7. Kiana Lede f/ Ella Mai - "Jealous"
Kiana Lede's debut album Kiki was very underrated, I'm glad she's been releasing new singles lately and has another one on the way, and Ella Mai's voice is a nice complement to hers on this song. "I ain't gonna tell you to drop them other bitches but drop them other bitches/ I've never been jealous but fuck it, I'm jealous" is a great chorus. 

8. Carrie Underwood - "Hate My Heart"
As much as "Before He Cheats" is Carrie Underwood's legacy, she really doesn't throw herself into full-throated bangers often enough. And I wish "Hate My Heart," penned by the great Hillary Lindsey, had been Underwood's latest album's first single instead of the comparatively tame "Ghost Story." 

9. Kylie Morgan - "If He Wanted To He Would"
A promising first hit from a newer country singer, I guess the sentiment is pretty common these days but she crystallized it into a song pretty well. 

10. Tori Kelly - "Missin U"
8 years ago I wrote a Complex piece about 'songs of the summer' that ended with me trying to predict what could be the song of summer 2015, and Tori Kelly's Max Martin-produced major label debut single "Nobody Love" seemed like a pretty shrewd guess but man I was so wrong, that song just went nowhere. Tori Kelly has kept lurking around the fringes of show business, though, playing award shows and voicing a singing animal in a big animated movie, etc.
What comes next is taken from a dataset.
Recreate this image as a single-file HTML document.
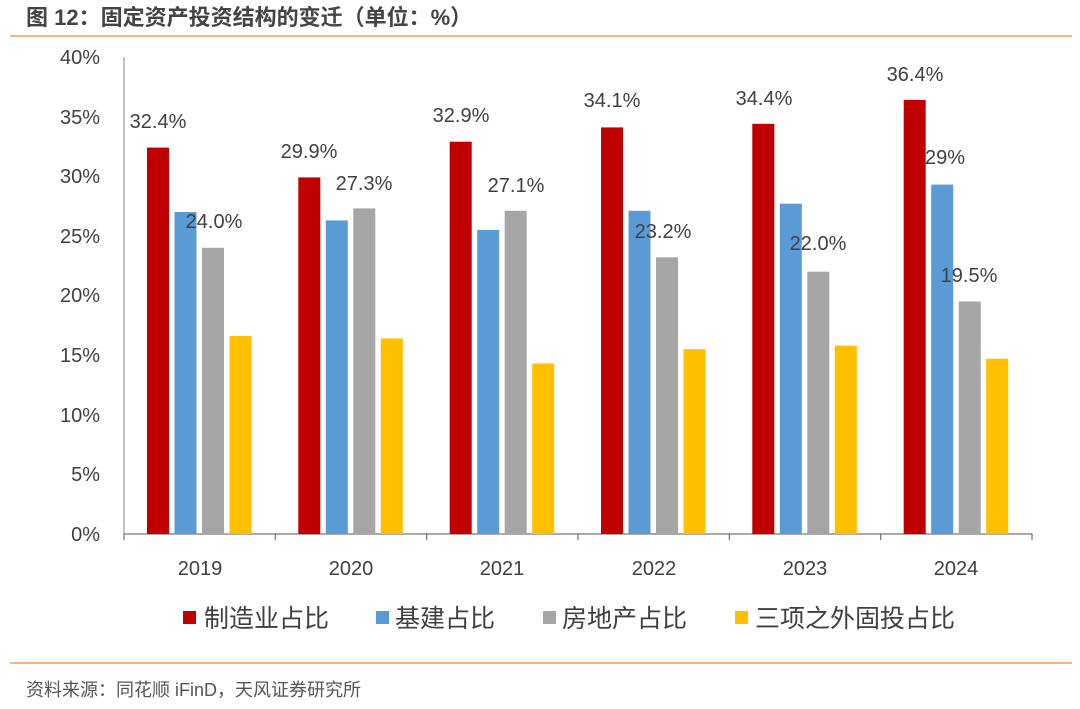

I like her latest single, which very overtly goes for an early 2000s spaceship R&B vibe but doesn't lean too heavily on a fleeting interpolation of Craig David's "Fill Me In." 

The Worst Single of the Month: Lil Durk f/ J. Cole - "All My Life"
Lil Durk plugged along as one of the biggest rappers in Chicago with a relatively low national profile for a decade, and then three years ago he guested on a Drake single and became ubiquitous, mostly on other artist's singles, and released a couple platinum albums. We don't get nakedly ambitious bids for crossover acceptance from street rap guys much anymore, Polo G's "Bad Man (Smooth Criminal)" is the only one I can think of in recent years and he fell flat on his face with that one. "All My Life" is a big crossover bid that seems to be actually working but I just hate it: written with a bunch of pop hacks (Dr. Luke, Lunchmoney Lewis, R. City), kids singing the hook, vaguely 'conscious' lyrics, and one of those long, rambling J. Cole guest verses where he's all condescendingly paternalistic about the trials and tribulations of younger rappers.